As US crude oil production continues to fall during 2016 and 2017, the concurrent drop in associated natural gas volumes-the basis for US NGL output in the most important producing regions of West Texas, Kansas-Oklahoma, and the Rocky Mountains-will drive a decline in gas-plant NGL production.

From the perspective of US midstream infrastructure operators, however, an imminent surge in ethane demand before yearend 2016 will position it as a crucial element of international NGL trade, prompting immediate requirements for increased ethane recovery.

NGL raw-mix production

Gas-plant NGL production is the primary driver for most of the midstream industry's infrastructure expansion projects. Growth in crude oil production and resulting increases in associated gas production have been, and will remain, the primary drivers of gas-plant NGL production trends.

Statistics from the US Energy Information Administration (EIA) showed year-on-year growth in US crude production of 1.30 million b/d in fourth-quarter 2014 but 1.26 million b/d in first-quarter 2015 and 0.99 million b/d in the second quarter (Fig. 1).
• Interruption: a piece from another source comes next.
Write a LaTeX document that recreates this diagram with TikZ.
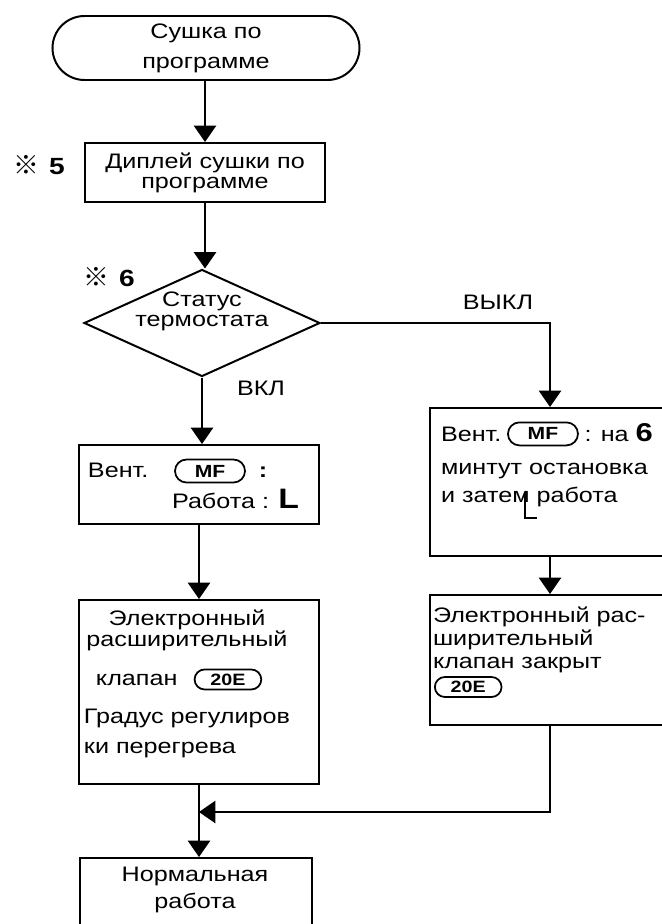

Slowing growth rates for US crude oil production shifted to outright declining production in first-quarter 2016. PCC estimates US production for the first quarter was 9.08 million b/d, or 0.23 million b/d less than in first-quarter 2015.

Table 1 summarizes quarterly trends in US crude oil production.

PCC estimates associated gas production in the six core states (Texas, New Mexico, Kansas, Oklahoma, Wyoming, and Colorado) during first-half 2015 increased to 13.4 bcfd from 12.3 bcfd in second-half 2014. Associated gas production remained constant at 13.4-13.5 bcfd in second-half 2015, but PCC forecasts production will fall to 12.5-12.7 bcfd in 2016.

Regional trends

US gas plant NGL production continued to increase in second-half 2015. In third-quarter 2015, gas-plant NGL production rose to 3.32 million b/d, or 225,100 b/d higher compared with the same quarter in 2014, according to EIA data. During fourth-quarter 2015, production volumes increased to 3.41 million b/d, or 306,000 b/d more than in fourth-quarter 2014.

Changes in ethane rejection, however, have significant impact on annual growth in US NGL volumes, and trends in propane+ production provide a clearer view of year-over-year growth in NGL output.

Production of propane+ in third-quarter 2015 grew by 227,100 b/d from the same period a year earlier to 2.23 million b/d but fell to 2.22 million b/d in fourth-quarter 2015, which was down by 189,800 b/d from the final quarter of 2014 (Table 2).

NGL production from new gas plants in eastern Ohio's Utica shale during second-half 2015 contributed to substantial growth in overall US Midcontinent production. Production from gas plants in the eastern Upper Midwest was 163,200 b/d in third-quarter 2015, or 12,100 b/d higher from the same quarter in 2014, according to EIA data. During fourth-quarter 2015, production increased to 195,600 b/d for a year-over-year increase of 45,500 b/d. Ethane rejection limited growth in overall NGL production in third-quarter 2015 but contributed to stronger growth in the fourth quarter.

Excluding rising ethane production, NGL production from gas plants in the Marcellus shale remained nearly flat in second-half 2015 compared with the first 6 months of the year. Production was 201,600 b/d in third-quarter 2015 and 195,300 b/d in the fourth quarter, according to EIA (Fig. 2).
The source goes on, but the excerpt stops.